EXCLUSIVE: US state pension fund hires ‘anti-woke’ manager Strive to advise on proxy voting

News comes as anti-ESG Kansas bill watered down.

Indiana’s state pension fund has contracted “anti-woke” asset manager Strive to advise on proxy voting and ESG, becoming the first publicly recorded client for the firm’s new advisory service. 

Tony Green, deputy executive director at Indiana Public Retirement System (INPRS), made the comment at a meeting of the house financial institutions committee in January on Bill 1008.

The bill would require Indiana’s public pension system to divest from investment firms or funds that use ESG investment criteria. It has been passed by the lower house of the Indiana General Assembly.  
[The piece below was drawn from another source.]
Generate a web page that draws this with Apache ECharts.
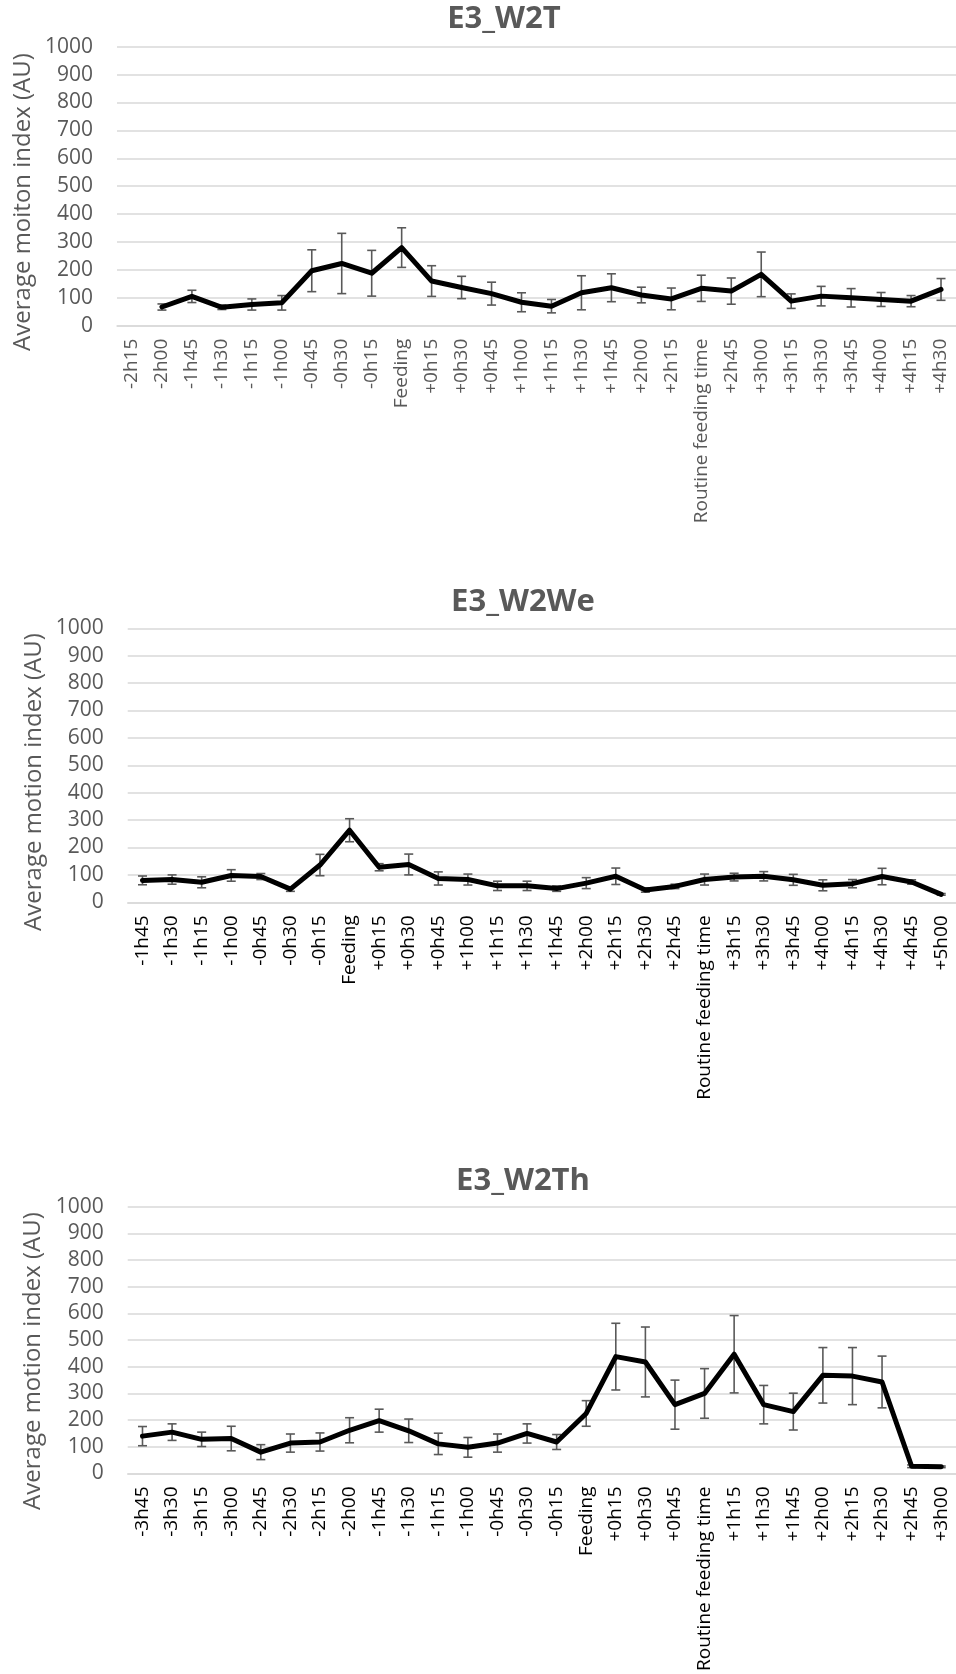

Green said the $45.8 billion pension fund had updated its investment policy statement for managers in light of the growing prevalence/discussion around ESG. 

During the process, he said INPRS became aware of “other collateral issues like proxy voting”. 

“Even though we’re investing our money based on those pecuniary or economic and financial principles, others might have different agendas,” he said. “So how do we shepherd our way?” 

This prompted INPRS to hire Strive Asset Management “to come in and advise as we’re trying to figure out how to reconcile these proxy votes and how we monitor and manage those proxy votes”. 

Co-founded by vocal ESG opponent Vivek Ramaswamy and Anson Frericks in 2022, Strive Asset Management was set up to provide a counter voice to ESG in the investment markets, which Ramaswamy has called “one of the defining threats to both capitalism and democracy”. Its largest product by assets under management is a US oil and gas ETF.

At the time of publication neither INPRS or Strive had responded to Responsible Investor’s request for more details on what exactly said service entailed. 

Green also raised concerns that, in order to comply with the bill, the pension fund might have to “spend more money and more resources on those entities that are going to be monitoring, managing and checking on the ESG process and its impact”. 

Pitching to pensions

It seems Indiana is not the only state that Strive has set its sights on.

The firm has been touting its services in other Red states – particularly its Outsourced Shareholder Engagement and Proxy Voting Consulting Services (OSEP), which offers stewardship consulting, engagement and proxy voting and advisory services.

Strive has approached public investors in North Dakota, Oklahoma and Missouri, according to documents provided to Responsible Investor by investigative watchdog and journalism project, Documented. 

In Oklahoma, CIO of the Teacher’s Retirement System Kirk Stebbins reported to chief executive Sarah Green that Strive “has been making the rounds among our peer funds to capitalise on the ESG/anti-ESG issue”, after receiving a pitch from them. 

Missouri State Employees Retirement System (MOSERS) held multiple meetings with Strive in July and August last year, and Ramaswamy addressed the board’s annual educational conference on ESG.  

However, in internal emails obtained by Documented, MOSERS staff discussed whether it was appropriate to invite Ramaswamy. Executive director Ronda Stegmann said her “thought is we want to keep this meeting to education and not include someone who is actively recruiting investors for a fund”.  

In North Dakota, documents show that Strive held multiple conversations last autumn with state officials including Jan Murtha, executive director of the North Dakota Retirement and Investment Office, and Scott Anderson, its CIO.

Strive shared with Anderson a letter of intent on OSEP it had sent to another state, believed to be Indiana, in response to a request for a proposal. 

An email sent to Joseph Heringer, the state’s commissioner of university and school lands and State Investment Board member, also mentions that Strive is “actively engaged with other states” on OSEP.  

Trouble in Kansas 

In other backlash news, a Kansas bill which was praised by the state’s attorney general as “the strongest anti-ESG bill in the country” has been pulled and replaced with a watered-down version.

The Kansas Public Employees Retirement System (KPERS) had claimed the original could reduce returns by $3.6 billion over the next 10 years.   

SB224 contained provisions on proxy voting, divestment from and contract bans with financial institutions involved in “ideological boycotts”, and was due to be considered by the Committee on Federal and State Affairs this week. However, it has now been replaced with SB291, which requires investment managers and proxy advisers to commit in writing to act solely on financial factors. 

The new bill is 16 pages shorter.   

Speaking at the committee hearing on Wednesday, Alan Conroy, executive director of KPERS, reiterated the $25 billion fund’s opposition to the restrictions. Conroy said the fund was not usually a proponent or opponent of legislation, but “unfortunately I think we are in a position to have to oppose this bill as it’s introduced”. 

“We think the current law would make it very difficult to retain our current fund managers,” Conroy said, noting that KPERS lawyers’ interpretation of the legislation was that it would preclude the fund from doing business with any company that has ESG activities.  

“We think we’d have to restructure the portfolio to comply with the bill as introduced,” he added, warning that it could cause an estimated $3.6 billion loss over 10 years and would have a significant impact on KPERS’ funding ratio, reducing it from low 70 percent to low 60 percent.